Exercise requirements: Write out each line word for word. Drop pictures.
-=-=-
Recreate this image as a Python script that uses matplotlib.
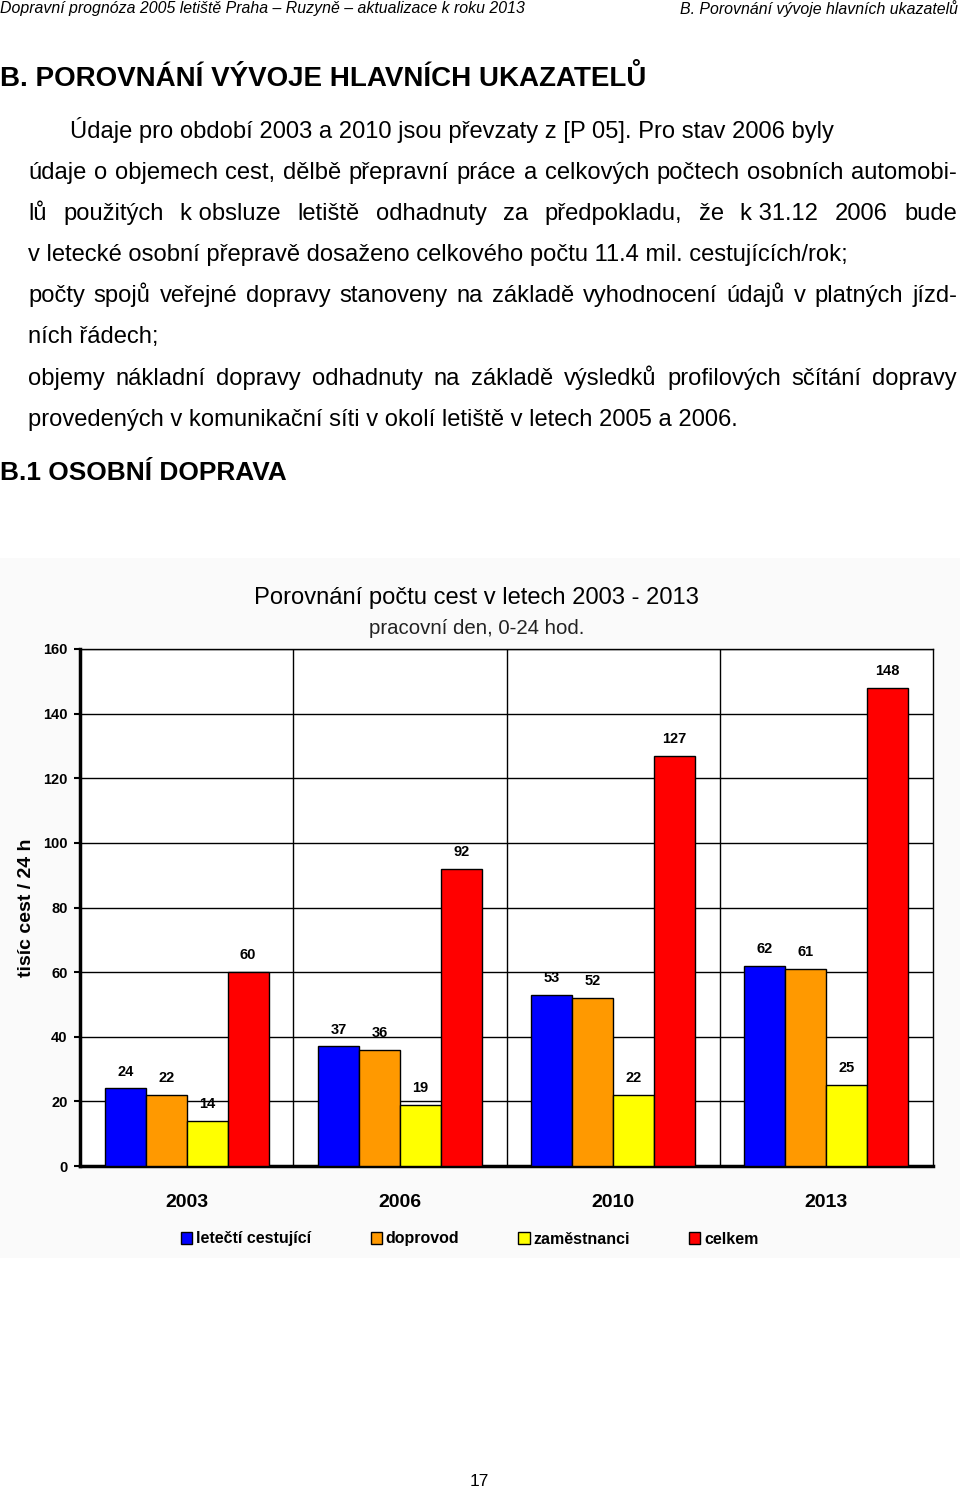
import matplotlib
matplotlib.use("Agg")
import matplotlib.pyplot as plt
import numpy as np
from matplotlib.patches import Rectangle, Patch

# ---------------- data ----------------
years = ["2003", "2006", "2010", "2013"]
series_names = ["letečtí cestující", "doprovod", "zaměstnanci", "celkem"]
letecti = [24, 37, 53, 62]
doprovod = [22, 36, 52, 61]
zamestnanci = [14, 19, 22, 25]
celkem = [60, 92, 127, 148]
yticks = [0, 20, 40, 60, 80, 100, 120, 140, 160]
colors = ["#0000FF", "#FF9900", "#FFFF00", "#FF0000"]

header_left = "Dopravní prognóza 2005 letiště Praha – Ruzyně – aktualizace k roku 2013"
header_right = "B. Porovnání vývoje hlavních ukazatelů"
heading = "B. POROVNÁNÍ VÝVOJE HLAVNÍCH UKAZATELŮ"
body_lines = [
    ("Údaje pro období 2003 a 2010 jsou převzaty z [P 05]. Pro stav 2006 byly", False),
    ("údaje o objemech cest, dělbě přepravní práce a celkových počtech osobních automobi-", True),
    ("lů|použitých|k obsluze|letiště|odhadnuty|za|předpokladu,|že|k 31.12|2006|bude", True),
    ("v letecké osobní přepravě dosaženo celkového počtu 11.4 mil. cestujících/rok;", False),
    ("počty spojů veřejné dopravy stanoveny na základě vyhodnocení údajů v platných jízd-", True),
    ("ních řádech;", False),
    ("objemy nákladní dopravy odhadnuty na základě výsledků profilových sčítání dopravy", True),
    ("provedených v komunikační síti v okolí letiště v letech 2005 a 2006.", False),
]
subheading = "B.1 OSOBNÍ DOPRAVA"
chart_title = "Porovnání počtu cest v letech 2003 - 2013"
chart_subtitle = "pracovní den, 0-24 hod."
ylabel = "tisíc cest / 24 h"
page_no = "17"

# ---------------- figure ----------------
W, H = 960, 1492
fig = plt.figure(figsize=(W / 100, H / 100), dpi=100)
fig.patch.set_facecolor("white")
renderer = fig.canvas.get_renderer()

SANS = ["Liberation Sans", "DejaVu Sans"]
NARROW = ["Liberation Sans Narrow", "Liberation Sans", "DejaVu Sans"]


def fx(x):
    return x / W


def fy(y):
    return 1 - y / H


def put(x, y, s, size, ha="left", weight="normal", style="normal", family=SANS,
        color="black", fit=None, va="center", **kw):
    t = fig.text(fx(x), fy(y), s, fontsize=size, ha=ha, va=va,
                 fontweight=weight, fontstyle=style, family=family, color=color, **kw)
    if fit is not None:
        w = t.get_window_extent(renderer).width
        t.set_fontsize(size * fit / w)
    return t


# light background behind chart image
fig.patches.append(Rectangle((0, fy(1258)), 1, (1258 - 558) / H,
                             transform=fig.transFigure, facecolor="#fafafa",
                             edgecolor="none", zorder=-5))

# header
put(0, 9, header_left, 11, style="italic", family=NARROW, fit=524)
put(958, 9, header_right, 11, ha="right", style="italic", family=NARROW, fit=278)

# heading
put(0, 79, heading, 20, weight="bold", fit=647)

# body text (baseline positioned)
y0, dy = 138, 41.1
probe = put(70, -100, body_lines[0][0], 15, fit=766)
body_size = probe.get_fontsize()
probe.remove()
for i, (line, just) in enumerate(body_lines):
    y = y0 + i * dy
    x_start = 70 if i == 0 else 28
    if just:
        words = line.split("|") if "|" in line else line.split(" ")
        texts = [put(0, y, w, body_size, va="baseline") for w in words]
        widths = [t.get_window_extent(renderer).width for t in texts]
        gap = (957 - x_start - sum(widths)) / (len(words) - 1)
        x = x_start
        for t, w in zip(texts, widths):
            t.set_x(fx(x))
            x += w + gap
    else:
        put(x_start, y, line, body_size, va="baseline")

put(0, 473, subheading, 17.5, weight="bold", fit=285)

# ---------------- chart ----------------
ax_left, ax_right, ax_top, ax_bottom = 80, 933, 649, 1166
ax = fig.add_axes([fx(ax_left), fy(ax_bottom), (ax_right - ax_left) / W,
                   (ax_bottom - ax_top) / H])
ax.set_facecolor("white")
x = np.arange(len(years))
bw = 0.192
series = [letecti, doprovod, zamestnanci, celkem]
for k, (vals, col, name) in enumerate(zip(series, colors, series_names)):
    bars = ax.bar(x + (k - 1.5) * bw, vals, bw, color=col, edgecolor="black",
                  linewidth=1.0, label=name, zorder=3)
    ax.bar_label(bars, padding=7, fontsize=10.5, fontweight="bold", family=NARROW,
                 zorder=4)

ax.set_xlim(-0.5, len(years) - 0.5)
ax.set_ylim(0, 160)
ax.set_yticks(yticks)
ax.set_yticklabels([str(v) for v in yticks], fontsize=10.5, fontweight="bold",
                   family=NARROW)
ax.yaxis.grid(True, color="black", linewidth=1.0, zorder=1)
for b in np.arange(0.5, len(years) - 0.5, 1.0):
    ax.axvline(b, color="black", linewidth=1.0, zorder=1)
ax.set_xticks(x)
ax.set_xticklabels(years, fontsize=14, fontweight="bold", family=NARROW)
ax.tick_params(axis="x", length=0, pad=20)
ax.tick_params(axis="y", length=4, width=1.5, pad=5)
for s in ["left", "bottom"]:
    ax.spines[s].set_linewidth(2.5)
for s in ["top", "right"]:
    ax.spines[s].set_linewidth(1.0)
ax.set_axisbelow(True)

ax.set_ylabel(ylabel, fontsize=14, fontweight="bold", family=NARROW, labelpad=6)

handles = [Patch(facecolor=c, edgecolor="black", linewidth=1.0) for c in colors]
fig.legend(handles, series_names, loc="center", bbox_to_anchor=(fx(470), fy(1239)),
           ncol=4, frameon=False, handlelength=0.7, handleheight=0.7,
           handletextpad=0.25, columnspacing=3.7,
           prop={"family": NARROW, "weight": "bold", "size": 11.5})

put(476, 598, chart_title, 15, ha="center", family=NARROW, fit=447)
put(477, 628, chart_subtitle, 12, ha="center", family=NARROW, fit=215, color="#222222")

put(479, 1481, page_no, 12.5, ha="center")

fig.savefig("out.png", dpi=100, facecolor="white")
-=-=-
Response to the task:
Recreate this image as a Python script that uses matplotlib.
import matplotlib
matplotlib.use("Agg")
import matplotlib.pyplot as plt
import numpy as np
from matplotlib.patches import Rectangle, Patch

# ---------------- data ----------------
years = ["2003", "2006", "2010", "2013"]
series_names = ["letečtí cestující", "doprovod", "zaměstnanci", "celkem"]
letecti = [24, 37, 53, 62]
doprovod = [22, 36, 52, 61]
zamestnanci = [14, 19, 22, 25]
celkem = [60, 92, 127, 148]
yticks = [0, 20, 40, 60, 80, 100, 120, 140, 160]
colors = ["#0000FF", "#FF9900", "#FFFF00", "#FF0000"]

header_left = "Dopravní prognóza 2005 letiště Praha – Ruzyně – aktualizace k roku 2013"
header_right = "B. Porovnání vývoje hlavních ukazatelů"
heading = "B. POROVNÁNÍ VÝVOJE HLAVNÍCH UKAZATELŮ"
body_lines = [
    ("Údaje pro období 2003 a 2010 jsou převzaty z [P 05]. Pro stav 2006 byly", False),
    ("údaje o objemech cest, dělbě přepravní práce a celkových počtech osobních automobi-", True),
    ("lů|použitých|k obsluze|letiště|odhadnuty|za|předpokladu,|že|k 31.12|2006|bude", True),
    ("v letecké osobní přepravě dosaženo celkového počtu 11.4 mil. cestujících/rok;", False),
    ("počty spojů veřejné dopravy stanoveny na základě vyhodnocení údajů v platných jízd-", True),
    ("ních řádech;", False),
    ("objemy nákladní dopravy odhadnuty na základě výsledků profilových sčítání dopravy", True),
    ("provedených v komunikační síti v okolí letiště v letech 2005 a 2006.", False),
]
subheading = "B.1 OSOBNÍ DOPRAVA"
chart_title = "Porovnání počtu cest v letech 2003 - 2013"
chart_subtitle = "pracovní den, 0-24 hod."
ylabel = "tisíc cest / 24 h"
page_no = "17"

# ---------------- figure ----------------
W, H = 960, 1492
fig = plt.figure(figsize=(W / 100, H / 100), dpi=100)
fig.patch.set_facecolor("white")
renderer = fig.canvas.get_renderer()

SANS = ["Liberation Sans", "DejaVu Sans"]
NARROW = ["Liberation Sans Narrow", "Liberation Sans", "DejaVu Sans"]


def fx(x):
    return x / W


def fy(y):
    return 1 - y / H


def put(x, y, s, size, ha="left", weight="normal", style="normal", family=SANS,
        color="black", fit=None, va="center", **kw):
    t = fig.text(fx(x), fy(y), s, fontsize=size, ha=ha, va=va,
                 fontweight=weight, fontstyle=style, family=family, color=color, **kw)
    if fit is not None:
        w = t.get_window_extent(renderer).width
        t.set_fontsize(size * fit / w)
    return t


# light background behind chart image
fig.patches.append(Rectangle((0, fy(1258)), 1, (1258 - 558) / H,
                             transform=fig.transFigure, facecolor="#fafafa",
                             edgecolor="none", zorder=-5))

# header
put(0, 9, header_left, 11, style="italic", family=NARROW, fit=524)
put(958, 9, header_right, 11, ha="right", style="italic", family=NARROW, fit=278)

# heading
put(0, 79, heading, 20, weight="bold", fit=647)

# body text (baseline positioned)
y0, dy = 138, 41.1
probe = put(70, -100, body_lines[0][0], 15, fit=766)
body_size = probe.get_fontsize()
probe.remove()
for i, (line, just) in enumerate(body_lines):
    y = y0 + i * dy
    x_start = 70 if i == 0 else 28
    if just:
        words = line.split("|") if "|" in line else line.split(" ")
        texts = [put(0, y, w, body_size, va="baseline") for w in words]
        widths = [t.get_window_extent(renderer).width for t in texts]
        gap = (957 - x_start - sum(widths)) / (len(words) - 1)
        x = x_start
        for t, w in zip(texts, widths):
            t.set_x(fx(x))
            x += w + gap
    else:
        put(x_start, y, line, body_size, va="baseline")

put(0, 473, subheading, 17.5, weight="bold", fit=285)

# ---------------- chart ----------------
ax_left, ax_right, ax_top, ax_bottom = 80, 933, 649, 1166
ax = fig.add_axes([fx(ax_left), fy(ax_bottom), (ax_right - ax_left) / W,
                   (ax_bottom - ax_top) / H])
ax.set_facecolor("white")
x = np.arange(len(years))
bw = 0.192
series = [letecti, doprovod, zamestnanci, celkem]
for k, (vals, col, name) in enumerate(zip(series, colors, series_names)):
    bars = ax.bar(x + (k - 1.5) * bw, vals, bw, color=col, edgecolor="black",
                  linewidth=1.0, label=name, zorder=3)
    ax.bar_label(bars, padding=7, fontsize=10.5, fontweight="bold", family=NARROW,
                 zorder=4)

ax.set_xlim(-0.5, len(years) - 0.5)
ax.set_ylim(0, 160)
ax.set_yticks(yticks)
ax.set_yticklabels([str(v) for v in yticks], fontsize=10.5, fontweight="bold",
                   family=NARROW)
ax.yaxis.grid(True, color="black", linewidth=1.0, zorder=1)
for b in np.arange(0.5, len(years) - 0.5, 1.0):
    ax.axvline(b, color="black", linewidth=1.0, zorder=1)
ax.set_xticks(x)
ax.set_xticklabels(years, fontsize=14, fontweight="bold", family=NARROW)
ax.tick_params(axis="x", length=0, pad=20)
ax.tick_params(axis="y", length=4, width=1.5, pad=5)
for s in ["left", "bottom"]:
    ax.spines[s].set_linewidth(2.5)
for s in ["top", "right"]:
    ax.spines[s].set_linewidth(1.0)
ax.set_axisbelow(True)

ax.set_ylabel(ylabel, fontsize=14, fontweight="bold", family=NARROW, labelpad=6)

handles = [Patch(facecolor=c, edgecolor="black", linewidth=1.0) for c in colors]
fig.legend(handles, series_names, loc="center", bbox_to_anchor=(fx(470), fy(1239)),
           ncol=4, frameon=False, handlelength=0.7, handleheight=0.7,
           handletextpad=0.25, columnspacing=3.7,
           prop={"family": NARROW, "weight": "bold", "size": 11.5})

put(476, 598, chart_title, 15, ha="center", family=NARROW, fit=447)
put(477, 628, chart_subtitle, 12, ha="center", family=NARROW, fit=215, color="#222222")

put(479, 1481, page_no, 12.5, ha="center")

fig.savefig("out.png", dpi=100, facecolor="white")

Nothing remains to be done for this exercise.